──────── Data provided

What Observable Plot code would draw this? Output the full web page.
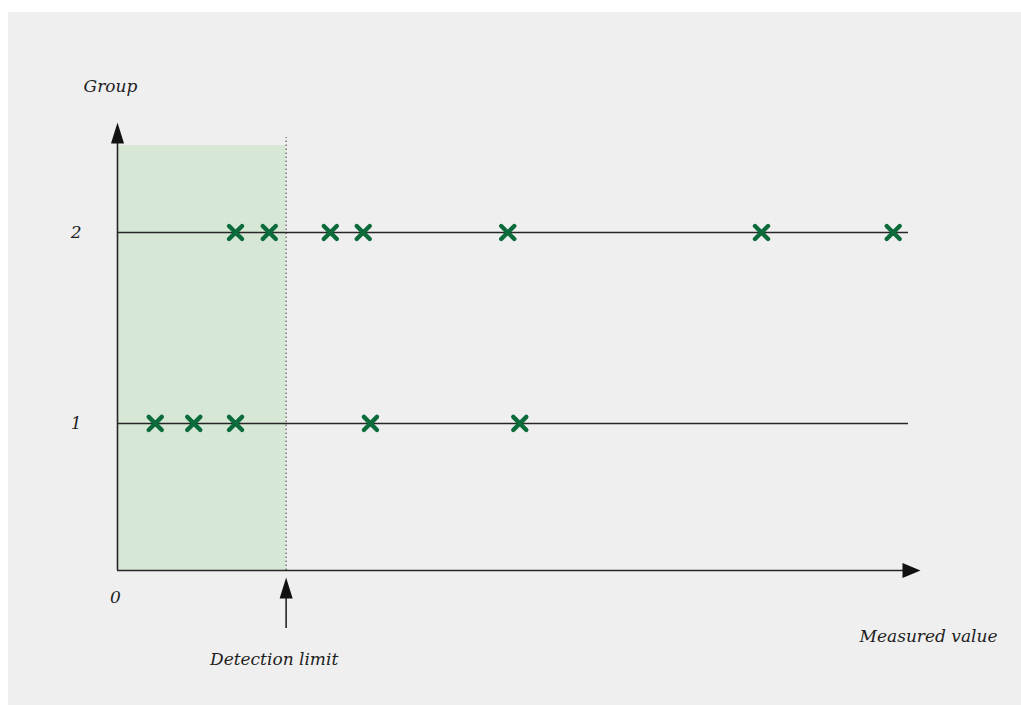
<!DOCTYPE html>
<html><head><meta charset="utf-8">
<script src="https://cdn.jsdelivr.net/npm/d3@7"></script>
<script src="https://cdn.jsdelivr.net/npm/@observablehq/plot@0.6"></script>
<style>
body{margin:0;background:#fff;}
#wrap{position:absolute;left:8px;top:12px;width:1013px;height:693px;background:#efefef;}
</style></head><body><div id="wrap"></div>
<script>
// ---- data ----
const groups = [1, 2];
const group1Values = [4.7, 9.5, 14.7, 31.5, 50.1];
const group2Values = [14.7, 18.9, 26.5, 30.6, 48.6, 80.2, 96.6];
const detectionLimit = 21.0;
const groupLineEnd = 98.5;
const xAxisEnd = 100;
const yAxisBottom = 0.23;
const yAxisTop = 2.576;
const shadeTop = 2.455;
const limitLineTop = 2.497;
const originLabel = "0";
const yTitle = "Group";
const xTitle = "Measured value";
const limitLabel = "Detection limit";

const points = [
  ...group1Values.map(v => ({group: 1, value: v})),
  ...group2Values.map(v => ({group: 2, value: v}))
];

// custom filled arrowheads (tip at the anchor)
const arrowUp = {draw(ctx) { ctx.moveTo(0, 0); ctx.lineTo(6.5, 21); ctx.lineTo(-6.5, 21); ctx.closePath(); }};
const arrowRight = {draw(ctx) { ctx.moveTo(0, 0); ctx.lineTo(-18, 7.5); ctx.lineTo(-18, -7.5); ctx.closePath(); }};

const green = "#0c6b3b";
const ink = "#262626";
const textOpts = {fill: "#1e1e1e", fontSize: 17, fontStyle: "italic", fontFamily: "DejaVu Serif"};

const plot = Plot.plot({
  width: 1013,
  height: 693,
  marginLeft: 109,
  marginRight: 101,
  marginTop: 110,
  marginBottom: 135,
  style: "font-family:'DejaVu Serif';font-style:italic;font-size:17px;background:transparent;overflow:visible;color:#1e1e1e",
  x: {domain: [0, xAxisEnd], axis: null},
  y: {domain: [yAxisBottom, yAxisTop]},
  marks: [
    Plot.rect([detectionLimit], {x1: 0, x2: d => d, y1: yAxisBottom, y2: shadeTop, fill: "#d6e7d6"}),
    Plot.ruleX([detectionLimit], {y1: yAxisBottom, y2: limitLineTop, stroke: "#555", strokeWidth: 1.2, strokeDasharray: "1.5,2.5"}),
    Plot.ruleY(groups, {y: d => d, x1: 0, x2: groupLineEnd, stroke: ink, strokeWidth: 1.6}),
    Plot.ruleX([0], {y1: yAxisTop, y2: yAxisBottom, stroke: ink, strokeWidth: 1.6, insetTop: 10}),
    Plot.ruleY([yAxisBottom], {x1: 0, x2: xAxisEnd, stroke: ink, strokeWidth: 1.6, insetRight: 8}),
    Plot.dot([0], {x: 0, y: yAxisTop, symbol: arrowUp, r: 8, fill: "#111", stroke: "none"}),
    Plot.dot([0], {x: xAxisEnd, y: yAxisBottom, symbol: arrowRight, r: 8, fill: "#111", stroke: "none"}),
    // detection limit pointer
    Plot.ruleX([detectionLimit], {y1: yAxisBottom, y2: yAxisBottom, insetTop: 24, insetBottom: -58, stroke: ink, strokeWidth: 1.6}),
    Plot.dot([detectionLimit], {x: d => d, y: yAxisBottom, dy: 7, symbol: arrowUp, r: 8, fill: "#111", stroke: "none"}),
    Plot.axisY({ticks: groups, tickSize: 0, tickPadding: 36, label: null, tickFormat: d => String(d), ...textOpts}),
    Plot.dot(points, {x: "value", y: "group", symbol: "times", r: 6, stroke: green, strokeWidth: 4.4, strokeLinecap: "round"}),
    Plot.text([originLabel], {x: 0, y: yAxisBottom, dy: 27, dx: -2, text: d => d, ...textOpts}),
    Plot.text([yTitle], {x: 0, y: yAxisTop, dy: -36, dx: -7, text: d => d, ...textOpts}),
    Plot.text([xTitle], {x: xAxisEnd, y: yAxisBottom, dy: 66, dx: 77, textAnchor: "end", text: d => d, ...textOpts}),
    Plot.text([limitLabel], {x: detectionLimit, y: yAxisBottom, dy: 89, dx: -12, text: d => d, ...textOpts})
  ]
});
document.getElementById("wrap").appendChild(plot);
</script></body></html>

────────────────

Exercise instructions: Transcribe all the lines above exactly, apart from the pictures.

Finished answer:
What Observable Plot code would draw this? Output the full web page.
<!DOCTYPE html>
<html><head><meta charset="utf-8">
<script src="https://cdn.jsdelivr.net/npm/d3@7"></script>
<script src="https://cdn.jsdelivr.net/npm/@observablehq/plot@0.6"></script>
<style>
body{margin:0;background:#fff;}
#wrap{position:absolute;left:8px;top:12px;width:1013px;height:693px;background:#efefef;}
</style></head><body><div id="wrap"></div>
<script>
// ---- data ----
const groups = [1, 2];
const group1Values = [4.7, 9.5, 14.7, 31.5, 50.1];
const group2Values = [14.7, 18.9, 26.5, 30.6, 48.6, 80.2, 96.6];
const detectionLimit = 21.0;
const groupLineEnd = 98.5;
const xAxisEnd = 100;
const yAxisBottom = 0.23;
const yAxisTop = 2.576;
const shadeTop = 2.455;
const limitLineTop = 2.497;
const originLabel = "0";
const yTitle = "Group";
const xTitle = "Measured value";
const limitLabel = "Detection limit";

const points = [
  ...group1Values.map(v => ({group: 1, value: v})),
  ...group2Values.map(v => ({group: 2, value: v}))
];

// custom filled arrowheads (tip at the anchor)
const arrowUp = {draw(ctx) { ctx.moveTo(0, 0); ctx.lineTo(6.5, 21); ctx.lineTo(-6.5, 21); ctx.closePath(); }};
const arrowRight = {draw(ctx) { ctx.moveTo(0, 0); ctx.lineTo(-18, 7.5); ctx.lineTo(-18, -7.5); ctx.closePath(); }};

const green = "#0c6b3b";
const ink = "#262626";
const textOpts = {fill: "#1e1e1e", fontSize: 17, fontStyle: "italic", fontFamily: "DejaVu Serif"};

const plot = Plot.plot({
  width: 1013,
  height: 693,
  marginLeft: 109,
  marginRight: 101,
  marginTop: 110,
  marginBottom: 135,
  style: "font-family:'DejaVu Serif';font-style:italic;font-size:17px;background:transparent;overflow:visible;color:#1e1e1e",
  x: {domain: [0, xAxisEnd], axis: null},
  y: {domain: [yAxisBottom, yAxisTop]},
  marks: [
    Plot.rect([detectionLimit], {x1: 0, x2: d => d, y1: yAxisBottom, y2: shadeTop, fill: "#d6e7d6"}),
    Plot.ruleX([detectionLimit], {y1: yAxisBottom, y2: limitLineTop, stroke: "#555", strokeWidth: 1.2, strokeDasharray: "1.5,2.5"}),
    Plot.ruleY(groups, {y: d => d, x1: 0, x2: groupLineEnd, stroke: ink, strokeWidth: 1.6}),
    Plot.ruleX([0], {y1: yAxisTop, y2: yAxisBottom, stroke: ink, strokeWidth: 1.6, insetTop: 10}),
    Plot.ruleY([yAxisBottom], {x1: 0, x2: xAxisEnd, stroke: ink, strokeWidth: 1.6, insetRight: 8}),
    Plot.dot([0], {x: 0, y: yAxisTop, symbol: arrowUp, r: 8, fill: "#111", stroke: "none"}),
    Plot.dot([0], {x: xAxisEnd, y: yAxisBottom, symbol: arrowRight, r: 8, fill: "#111", stroke: "none"}),
    // detection limit pointer
    Plot.ruleX([detectionLimit], {y1: yAxisBottom, y2: yAxisBottom, insetTop: 24, insetBottom: -58, stroke: ink, strokeWidth: 1.6}),
    Plot.dot([detectionLimit], {x: d => d, y: yAxisBottom, dy: 7, symbol: arrowUp, r: 8, fill: "#111", stroke: "none"}),
    Plot.axisY({ticks: groups, tickSize: 0, tickPadding: 36, label: null, tickFormat: d => String(d), ...textOpts}),
    Plot.dot(points, {x: "value", y: "group", symbol: "times", r: 6, stroke: green, strokeWidth: 4.4, strokeLinecap: "round"}),
    Plot.text([originLabel], {x: 0, y: yAxisBottom, dy: 27, dx: -2, text: d => d, ...textOpts}),
    Plot.text([yTitle], {x: 0, y: yAxisTop, dy: -36, dx: -7, text: d => d, ...textOpts}),
    Plot.text([xTitle], {x: xAxisEnd, y: yAxisBottom, dy: 66, dx: 77, textAnchor: "end", text: d => d, ...textOpts}),
    Plot.text([limitLabel], {x: detectionLimit, y: yAxisBottom, dy: 89, dx: -12, text: d => d, ...textOpts})
  ]
});
document.getElementById("wrap").appendChild(plot);
</script></body></html>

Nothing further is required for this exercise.